How do we do node embeddings? ([source](http://snap.stanford.edu/proj/embeddings-www/index.html#materials))
Intuition: Find embedding of nodes so that “similar” nodes in the graph have embeddings that are close together.
1. Define an encoder (i.e., a mapping from nodes to embeddings)
- Shallow embedding (simplest encoding approach): encoder is just an embedding-lookup. Ex: [node2vec](/tag/node2vec), DeepWalk, LINE
2. Define a node similarity function, eg. nodes are similar if:
- they are connected?
- they share neighbours?
- have structural similar roles?
3. Optimize the parameters of the encoder so that similarity in the embedding space (e.g., dot product) approximates similarity in the original network
- Adjacency-based Similarity
- "Multihop" similarity (measure overlap between node neighborhoods)
these two methods are expensive.
-> **Random-walk Embeddings** (Estimate probability of visiting node v on a random walk starting from node u using some random walk strategy, optimize embeddings to encode random walk statistics).
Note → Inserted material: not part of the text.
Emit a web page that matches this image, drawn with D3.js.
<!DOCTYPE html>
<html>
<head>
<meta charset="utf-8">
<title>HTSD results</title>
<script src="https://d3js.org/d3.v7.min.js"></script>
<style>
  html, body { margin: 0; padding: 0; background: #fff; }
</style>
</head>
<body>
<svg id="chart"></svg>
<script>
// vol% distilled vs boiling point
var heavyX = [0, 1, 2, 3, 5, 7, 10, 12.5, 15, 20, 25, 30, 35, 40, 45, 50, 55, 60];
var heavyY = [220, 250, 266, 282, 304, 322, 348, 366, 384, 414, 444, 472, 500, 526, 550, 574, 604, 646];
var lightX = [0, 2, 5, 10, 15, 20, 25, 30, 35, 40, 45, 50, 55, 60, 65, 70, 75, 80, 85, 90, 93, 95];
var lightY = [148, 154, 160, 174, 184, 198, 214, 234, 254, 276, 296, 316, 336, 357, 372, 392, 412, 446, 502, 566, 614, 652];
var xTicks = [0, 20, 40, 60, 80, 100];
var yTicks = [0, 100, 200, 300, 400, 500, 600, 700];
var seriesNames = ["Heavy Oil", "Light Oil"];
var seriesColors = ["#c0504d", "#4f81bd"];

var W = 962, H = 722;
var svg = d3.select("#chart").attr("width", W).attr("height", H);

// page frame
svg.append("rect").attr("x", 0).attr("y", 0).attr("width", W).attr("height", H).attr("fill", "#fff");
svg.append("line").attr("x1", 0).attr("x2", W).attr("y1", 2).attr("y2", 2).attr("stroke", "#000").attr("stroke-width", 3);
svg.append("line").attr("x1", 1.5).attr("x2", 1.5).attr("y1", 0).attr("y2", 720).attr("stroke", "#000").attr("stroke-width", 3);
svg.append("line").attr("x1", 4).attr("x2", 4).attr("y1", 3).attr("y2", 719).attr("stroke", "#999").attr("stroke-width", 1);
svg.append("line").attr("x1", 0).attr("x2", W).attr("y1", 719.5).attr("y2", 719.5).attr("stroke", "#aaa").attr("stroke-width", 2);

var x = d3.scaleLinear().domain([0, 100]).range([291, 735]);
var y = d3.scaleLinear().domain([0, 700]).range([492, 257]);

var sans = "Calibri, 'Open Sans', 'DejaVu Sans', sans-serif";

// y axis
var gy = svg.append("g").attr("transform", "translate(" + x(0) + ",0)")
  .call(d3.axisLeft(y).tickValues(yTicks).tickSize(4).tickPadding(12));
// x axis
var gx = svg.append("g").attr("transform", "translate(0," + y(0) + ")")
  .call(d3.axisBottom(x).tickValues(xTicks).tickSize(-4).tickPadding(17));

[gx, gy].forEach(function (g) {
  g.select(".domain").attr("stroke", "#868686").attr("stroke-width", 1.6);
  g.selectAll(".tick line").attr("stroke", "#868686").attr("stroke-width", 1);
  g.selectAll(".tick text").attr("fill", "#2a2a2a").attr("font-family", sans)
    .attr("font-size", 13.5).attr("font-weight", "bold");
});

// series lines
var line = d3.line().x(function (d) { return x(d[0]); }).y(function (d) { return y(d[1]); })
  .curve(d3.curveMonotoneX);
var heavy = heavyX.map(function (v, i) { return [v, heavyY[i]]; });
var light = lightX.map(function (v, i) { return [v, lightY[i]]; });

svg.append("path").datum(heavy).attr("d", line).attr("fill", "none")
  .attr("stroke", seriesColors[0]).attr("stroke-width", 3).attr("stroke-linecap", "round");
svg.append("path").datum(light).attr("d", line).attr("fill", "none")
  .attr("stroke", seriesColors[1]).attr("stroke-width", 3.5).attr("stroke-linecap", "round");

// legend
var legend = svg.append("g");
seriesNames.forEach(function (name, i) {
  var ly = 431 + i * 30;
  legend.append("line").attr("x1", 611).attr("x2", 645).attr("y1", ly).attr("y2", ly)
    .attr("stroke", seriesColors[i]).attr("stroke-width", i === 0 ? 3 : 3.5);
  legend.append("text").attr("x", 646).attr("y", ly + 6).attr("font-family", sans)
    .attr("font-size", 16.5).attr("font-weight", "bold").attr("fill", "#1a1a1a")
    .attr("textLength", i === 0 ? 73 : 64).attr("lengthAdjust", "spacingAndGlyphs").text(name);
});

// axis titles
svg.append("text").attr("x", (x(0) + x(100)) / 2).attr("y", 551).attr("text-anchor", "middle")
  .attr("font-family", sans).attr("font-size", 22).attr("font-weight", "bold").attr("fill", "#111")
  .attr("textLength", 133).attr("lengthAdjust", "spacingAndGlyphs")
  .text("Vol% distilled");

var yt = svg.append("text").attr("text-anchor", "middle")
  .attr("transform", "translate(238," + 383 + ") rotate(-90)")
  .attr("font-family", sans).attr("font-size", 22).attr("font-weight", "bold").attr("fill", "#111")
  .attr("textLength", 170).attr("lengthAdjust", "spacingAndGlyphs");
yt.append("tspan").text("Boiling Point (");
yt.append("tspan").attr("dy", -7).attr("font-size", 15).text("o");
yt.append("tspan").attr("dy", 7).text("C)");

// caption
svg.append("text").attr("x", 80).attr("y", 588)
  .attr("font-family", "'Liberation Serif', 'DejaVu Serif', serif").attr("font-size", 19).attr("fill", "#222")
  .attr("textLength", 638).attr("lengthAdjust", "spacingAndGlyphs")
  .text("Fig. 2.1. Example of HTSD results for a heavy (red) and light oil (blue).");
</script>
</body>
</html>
Expressivity (incorporates both local and higher-order neighbourhood information) and efficiency (do not need to consider all pairs when training)
Which random walk strategy?
- fixed-length random walks starting from each node: **DeepWalk** (Perozzi et al., 2013)
- "biased random walks" that can trade off between local and global views of the network: **Node2Vec** (Micro-view / marco-view of neighbourhood)
No method wins in all the cases